Single by Bone Thugs-n-Harmony

from the album BTNHResurrection
- Released: January 11, 2000
- Recorded: 1999
- Genre: Hip hop
- Label: Ruthless
- Producer: Jimmy "JT" Thomas

Bone Thugs-n-Harmony singles chronology
| "War" (1998) | "Resurrection (Paper, Paper)" (2000) | "Change the World" (2000) |

= Resurrection (Paper, Paper) =

"Resurrection (Paper, Paper)" is a 2000 rap single by American hip-hop group Bone Thugs-n-Harmony, the first single released from their album BTNHResurrection.

==Background==
The single was to represent what Bone Thugs were doing at the time. There was a lot of speculation that Bizzy Bone was leaving the group and people wanted to know where the band stood. Flesh-n-Bone was featured on the CD version of the song, but did not appear in the video. Even though the single did not perform well on the charts, the song is considered somewhat of a classic by Bone fans because of its well-directed video and memorable instrumentation and lyrics. This is the first of three times that Flesh-n-Bone was featured in a CD version of a song, but not featured in a video.
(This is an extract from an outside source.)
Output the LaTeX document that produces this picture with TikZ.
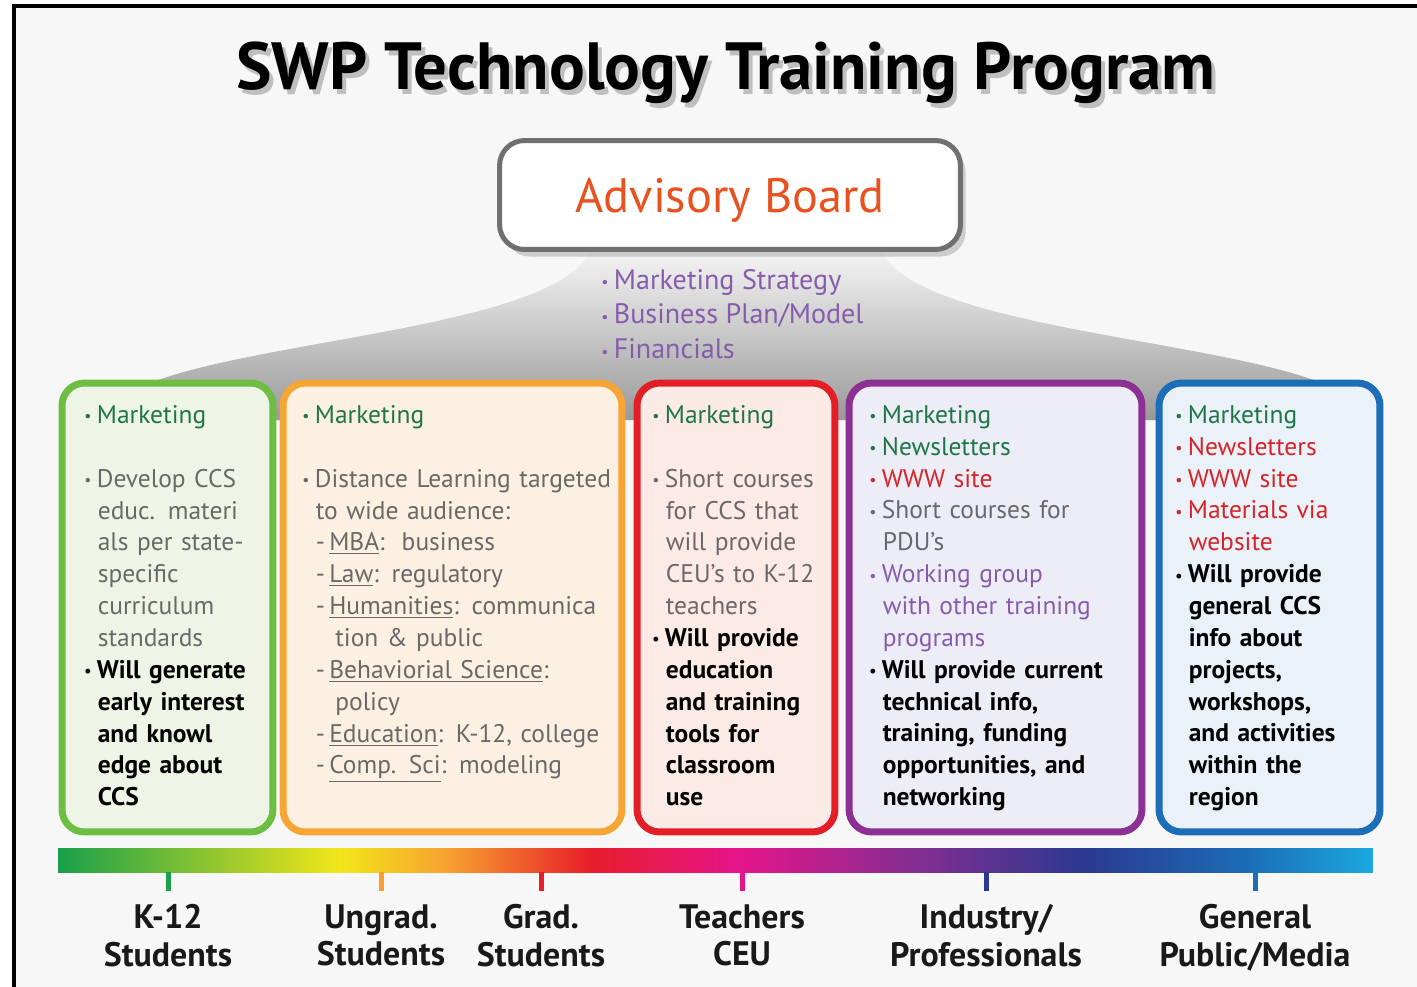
\documentclass[tikz,border=0pt]{standalone}
\usepackage{fontspec}
\setmainfont{PT Sans}
\usepackage{xcolor}
\usepackage{tikz}
\usetikzlibrary{shadows}
\definecolor{kgreen}{RGB}{110,190,68}
\definecolor{ugorange}{RGB}{246,166,52}
\definecolor{gdred}{RGB}{228,30,38}
\definecolor{indpurple}{RGB}{140,48,148}
\definecolor{pubblue}{RGB}{28,110,185}
\definecolor{kfill}{RGB}{238,245,230}
\definecolor{ugfill}{RGB}{252,240,226}
\definecolor{gdfill}{RGB}{251,234,230}
\definecolor{indfill}{RGB}{237,237,247}
\definecolor{pubfill}{RGB}{234,241,248}
\definecolor{mkgreen}{RGB}{30,118,70}
\definecolor{txtgray}{RGB}{105,105,105}
\definecolor{txtred}{RGB}{212,36,40}
\definecolor{txtpurple}{RGB}{135,92,172}
\definecolor{advorange}{RGB}{232,82,32}
\definecolor{advgray}{RGB}{112,112,112}
\definecolor{rbgreen}{RGB}{26,160,74}
\definecolor{rbyellow}{RGB}{242,230,26}
\definecolor{rborange}{RGB}{247,160,48}
\definecolor{rbred}{RGB}{232,30,42}
\definecolor{rbmagenta}{RGB}{230,20,138}
\definecolor{rbpurple}{RGB}{140,44,144}
\definecolor{rbdblue}{RGB}{43,57,144}
\definecolor{rbblue}{RGB}{28,109,181}
\definecolor{rbcyan}{RGB}{27,168,224}
\pgfdeclarehorizontalshading{spectrum}{100bp}{color(0bp)=(rbgreen); color(25bp)=(rbgreen);
  color(35.7bp)=(rbyellow); color(39.9bp)=(rborange); color(45.2bp)=(rbred);
  color(50.9bp)=(rbmagenta); color(57bp)=(rbpurple); color(64bp)=(rbdblue);
  color(70.2bp)=(rbblue); color(75bp)=(rbcyan); color(100bp)=(rbcyan)}
\newcommand{\blt}{\makebox[0.25cm][l]{\raisebox{0.12ex}{\small\textbullet}}}
\newcommand{\hind}{\hspace*{0.27cm}}
\newcommand{\subind}{\hspace*{0.66cm}}

\begin{document}
\begin{tikzpicture}[x=0.02cm, y=-0.02cm,
  panel/.style 2 args={draw=#1, fill=#2, line width=0.14cm, rounded corners=0.45cm,
    inner sep=0pt, minimum height=8.98cm},
  txt/.style={anchor=north west, inner sep=0pt, text width=7cm, align=left,
    font=\fontsize{14.5}{18.14}\selectfont},
  aud/.style={anchor=north, align=center, inner sep=0pt, text=black!90,
    font=\fontsize{19.3}{21.5}\selectfont\bfseries},
  tick/.style={line width=0.1cm, draw=#1}]
  \useasboundingbox (0,0) rectangle (1417,987);
  \fill[black!3] (14,6) rectangle (1417,987);
  \draw[line width=2pt] (14,987) -- (14,6) -- (1417,6);
  % title
  \node[text=black!25, font=\fontsize{38}{46}\selectfont\bfseries] (titleshadow) at (730,78)
    {SWP Technology Training Program};
  \node[font=\fontsize{38}{46}\selectfont\bfseries] (title) at (726,73)
    {SWP Technology Training Program};
  % grey skirt under the board
  \shade[top color=black!4, bottom color=black!40] (135,390) .. controls (230,340) and (560,330)
    .. (590,250) -- (882,250) .. controls (912,330) and (1242,340) .. (1337,390)
    -- (1337,420) -- (135,420) -- cycle;
  \node[draw=advgray, fill=white, line width=0.1cm, rounded corners=0.5cm,
    minimum width=9.22cm, minimum height=2.18cm, text=advorange, text depth=0pt,
    font=\fontsize{27.5}{33}\selectfont,
    drop shadow={opacity=0.35, shadow xshift=3pt, shadow yshift=-4pt}] (board) at (730,195)
    {Advisory Board};
  \node[anchor=north west, inner sep=0pt, align=left, text=txtpurple,
    font=\fontsize{16}{19.8}\selectfont] (boardlist) at (601,264.5)
    {\strut\blt Marketing Strategy\\ \blt Business Plan/Model\\ \blt Financials};
  % panels
  \node[panel={kgreen}{kfill}, minimum width=4.22cm] (k12box) at (167.5,607.5) {};
  \node[panel={ugorange}{ugfill}, minimum width=6.78cm] (ugbox) at (452.5,607.5) {};
  \node[panel={gdred}{gdfill}, minimum width=3.96cm] (gdbox) at (736,607.5) {};
  \node[panel={indpurple}{indfill}, minimum width=5.86cm] (indbox) at (995.5,607.5) {};
  \node[panel={pubblue}{pubfill}, minimum width=4.42cm] (pubbox) at (1269.5,607.5) {};
  \node[txt] (k12txt) at (84,400.6) {\strut{\color{mkgreen}\blt Marketing}\\[0.64cm]
    {\color{txtgray}\blt Develop CCS\\ \hind educ. materi\\ \hind als per state-\\
    \hind specific\\ \hind curriculum\\ \hind standards}\\
    {\bfseries\blt Will generate\\ \hind early interest\\ \hind and knowl\\
    \hind edge about\\ \hind CCS}};
  \node[txt] (ugtxt) at (302,400.6) {\strut{\color{mkgreen}\blt Marketing}\\[0.64cm]
    {\color{txtgray}\blt Distance Learning targeted\\ \hind to wide audience:\\
    \hind -\,\underline{MBA}:\ \ business\\ \hind -\,\underline{Law}: regulatory\\
    \hind -\,\underline{Humanities}: communica\\ \subind tion \& public\\
    \hind -\,\underline{Behaviorial Science}:\\ \subind policy\\
    \hind -\,\underline{Education}: K-12, college\\ \hind -\,\underline{Comp. Sci}: modeling}};
  \node[txt] (gdtxt) at (652,400.6) {\strut{\color{mkgreen}\blt Marketing}\\[0.64cm]
    {\color{txtgray}\blt Short courses\\ \hind for CCS that\\ \hind will provide\\
    \hind CEU’s to K-12\\ \hind teachers}\\
    {\bfseries\blt Will provide\\ \hind education\\ \hind and training\\ \hind tools for\\
    \hind classroom\\ \hind use}};
  \node[txt] (indtxt) at (869,400.6) {\strut{\color{mkgreen}\blt Marketing\\ \blt Newsletters}\\
    {\color{txtred}\blt WWW site}\\
    {\color{txtgray}\blt Short courses for\\ \hind PDU’s}\\
    {\color{txtpurple}\blt Working group\\ \hind with other training\\ \hind programs}\\
    {\bfseries\blt Will provide current\\ \hind technical info,\\ \hind training, funding\\
    \hind opportunities, and\\ \hind networking}};
  \node[txt] (pubtxt) at (1175,400.6) {\strut{\color{mkgreen}\blt Marketing}\\
    {\color{txtred}\blt Newsletters\\ \blt WWW site\\ \blt Materials via\\ \hind website}\\
    {\bfseries\blt Will provide\\ \hind general CCS\\ \hind info about\\ \hind projects,\\
    \hind workshops,\\ \hind and activities\\ \hind within the\\ \hind region}};
  % audience scale
  \node[shade, shading=spectrum, inner sep=0pt, minimum width=26.3cm,
    minimum height=0.48cm] (bar) at (715.5,860) {};
  \node[aud] (k12) at (168,904) {K-12\\Students};
  \node[aud] (ungrad) at (381,904) {Ungrad.\\Students};
  \node[aud] (grad) at (541,904) {Grad.\\Students};
  \node[aud] (teach) at (742,904) {Teachers\\CEU};
  \node[aud] (indus) at (986,904) {Industry/\\Professionals};
  \node[aud] (public) at (1255,904) {General\\Public/Media};
  \draw[tick=rbgreen] (k12.north |- bar.south) -- ++(0,19);
  \draw[tick=rborange] (ungrad.north |- bar.south) -- ++(0,19);
  \draw[tick=rbred] (grad.north |- bar.south) -- ++(0,19);
  \draw[tick=rbmagenta] (teach.north |- bar.south) -- ++(0,19);
  \draw[tick=rbdblue] (indus.north |- bar.south) -- ++(0,19);
  \draw[tick=rbblue] (public.north |- bar.south) -- ++(0,19);
\end{tikzpicture}
\end{document}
The others were "Can't Give It Up" and "Change the World". However, when the song stops and the group says "Flesh, Flesh we in the Flesh" a view from him rapping in the "East 1999" music video plays behind them.

==Charts==

| Chart (2000) | Peak position |
|---|---|
| U.S. Billboard Hot R&B/Hip-Hop Singles & Tracks | 22^{[citation needed]} |

==Certifications==

Certifications for "Resurrection (Paper, Paper)"
| Region | Certification | Certified units/sales |
| New Zealand (RMNZ) | Gold | 15,000^{‡} |
^{‡} Sales+streaming figures based on certification alone.